Part of this disconnect falls on USAC. Outside of elected officials, USAC includes “appointed representatives of the Administration, the Alumni, and the Faculty.” USAC members also sit on the Academic Senate Committee along with a variety of other high-level boards on campus. The organization puts on an assortment of large events throughout the year ranging from concerts coordinated by the Campus Events Commission to the Off-Campus Housing Fair put on by the Internal Vice President. 

This results in a lack of cohesion within USAC.

The USAC representatives find themselves in the pursuit of far too dissimilar issues throughout the organization.
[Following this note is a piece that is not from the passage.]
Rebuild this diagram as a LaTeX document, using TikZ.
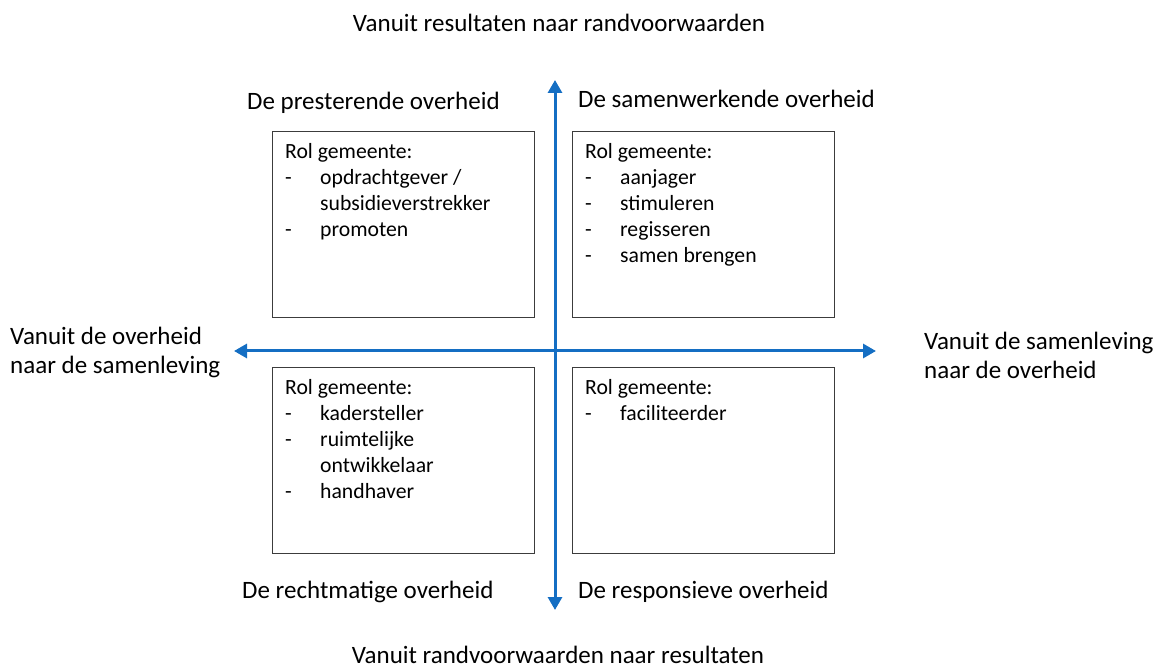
\documentclass[tikz,border=0pt]{standalone}
\usepackage{fontspec}
\setmainfont{Carlito}
\usetikzlibrary{arrows.meta}
\definecolor{axisblue}{RGB}{20,110,195}
\definecolor{boxline}{RGB}{60,60,60}
\tikzset{
  axis/.style={draw=axisblue, line width=3pt, {Triangle[width=14pt,length=13pt]}-{Triangle[width=14pt,length=13pt]}},
  rolebox/.style={draw=boxline, line width=1.2pt, minimum width=262pt, minimum height=186pt, inner sep=0pt, anchor=north west},
  roletext/.style={anchor=north west, align=left, inner sep=0pt, font=\fontsize{21.7}{26}\selectfont},
  lbl/.style={font=\fontsize{25}{29}\selectfont, inner sep=0pt},
}
\newcommand{\itm}[1]{\makebox[35pt][l]{-}#1}
\begin{document}
\begin{tikzpicture}[x=1pt,y=-1pt]
\useasboundingbox (0,0) rectangle (1163,668);
% axes
\coordinate (top) at (555,80);
\coordinate (bot) at (555,610);
\coordinate (lft) at (234,351);
\coordinate (rgt) at (876,351);
\draw[axis] (bot) -- (top);
\draw[axis] (lft) -- (rgt);
% boxes
\node[rolebox] (b1) at (272,131) {};
\node[rolebox] (b2) at (572,131) {};
\node[rolebox] (b3) at (272,367) {};
\node[rolebox] (b4) at (572,367) {};
\node[roletext] (t1) at (285,143) {Rol gemeente:\\\itm{opdrachtgever /}\\\hspace*{35pt}subsidieverstrekker\\\itm{promoten}};
\node[roletext] (t2) at (585,143) {Rol gemeente:\\\itm{aanjager}\\\itm{stimuleren}\\\itm{regisseren}\\\itm{samen brengen}};
\node[roletext] (t3) at (285,379) {Rol gemeente:\\\itm{kadersteller}\\\itm{ruimtelijke}\\\hspace*{35pt}ontwikkelaar\\\itm{handhaver}};
\node[roletext] (t4) at (585,379) {Rol gemeente:\\\itm{faciliteerder}};
% labels
\node[lbl] (ttop) at (559,23) {Vanuit resultaten naar randvoorwaarden};
\node[lbl] (tbot) at (558,655) {Vanuit randvoorwaarden naar resultaten};
\node[lbl, anchor=west] (q1) at (247,103) {De presterende overheid};
\node[lbl, anchor=west] (q2) at (578,99) {De samenwerkende overheid};
\node[lbl, anchor=west] (q3) at (242,592) {De rechtmatige overheid};
\node[lbl, anchor=west] (q4) at (578,592) {De responsieve overheid};
\node[lbl, anchor=west, align=left] (lt) at (10,352) {Vanuit de overheid\\naar de samenleving};
\node[lbl, anchor=west, align=left] (rt) at (924,355) {Vanuit de samenleving\\naar de overheid};
\end{tikzpicture}
\end{document}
When an individual runs for a position, they focus their platform on a few key issues. They tend to try and differ their core issues from other opponents in order to draw in more votes. Once an official is elected, they are constrained when it comes to addressing additional problems. The outcome of this is that each elected official is now pushing for their individual platforms, without much help from other elected officials. Because of the way the quarter system works, fall and winter are where policy crafting and implementation is conducted. When spring quarter comes, it again becomes time to create new platforms and begin campaigning.

Usually, not much more than menial change can be created in the two-quarter season of action. In recent years, these changes have been policies such as those that lowered the cost of laundry on the hill, changing the price from $2.75 to $1.75. Additionally, USAC worked to make blue books and scantrons free for the 2019-2020 school year. Although these policies affect students, they are trivial compared to the $13,226 for in-state tuition and $42,218 for out-of-state tuition that students must pay every year. USAC continues to fail students by additionally not addressing the many problems that have plagued the UCLA greek system for years. Lowering laundry prices and making paper school supplies free fails to solve the core institutional problems that affect students.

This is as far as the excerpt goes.